WASHINGTON — They are renewed airstrikes that caught the attention of the State Department, and ended the life of an orphaned second-grader. He was at home playing with a friend from school, when the concrete fell around him.

“Seeing the photos, you can see the joy is just robbed from their eyes,” said DC-based activist Mouaz Moustafa, founder of the Syria Emergency Task Force. “We lost one of our students, and we also had another young girl who was injured with the bombardment.”

Moustafa established a school for orphans in Syria’s beleaguered Idlib Province – a school for 150 children, known as the Wisdom House.

A Russian airstrike killed a former Wisdom House student, identified by family and teachers as Ahmad. The missile attack also severely injured his fellow classmate, identified by her guardians as Leinda.

RELATED: He runs a Syrian orphanage from his home in DC. Then 5 children he cared for were killed in an airstrike

The strikes in support of Syria’s dictator, Bashar al-Assad, forced the Wisdom House to close this weekend.

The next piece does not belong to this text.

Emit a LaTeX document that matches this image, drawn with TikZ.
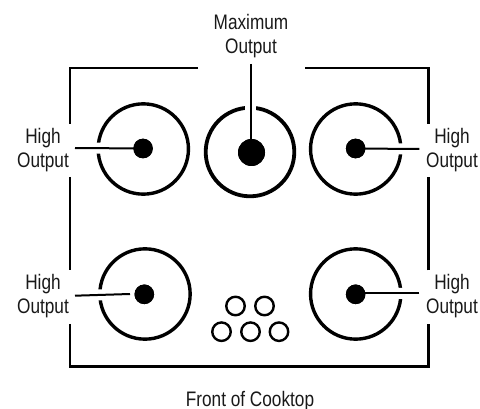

Moustafa now fears his school could close indefinitely, along with a nearby women’s center he founded in the war-torn rebel stronghold.

“For me, it's a feeling of helplessness,” Moustafa said in an interview Monday. “But at the same time, doing and hoping and praying that we can do everything we can to keep them safe, and hopefully re-open the school, and bring back joy into their lives.”

The new airstrikes also hit a Turkish military convoy within Syria’s borders, escalating tensions and drawing condemnation from Washington.

“The Assad regime and its allies must return to the ceasefire in #Idlib now,” wrote State Department Spokesperson Morgan Ortagus on Twitter.

“Today’s reckless airstrike on a Turkish convoy follows ongoing vicious attacks against civilians, humanitarian workers, and infrastructure. We condemn this violence and it must end.”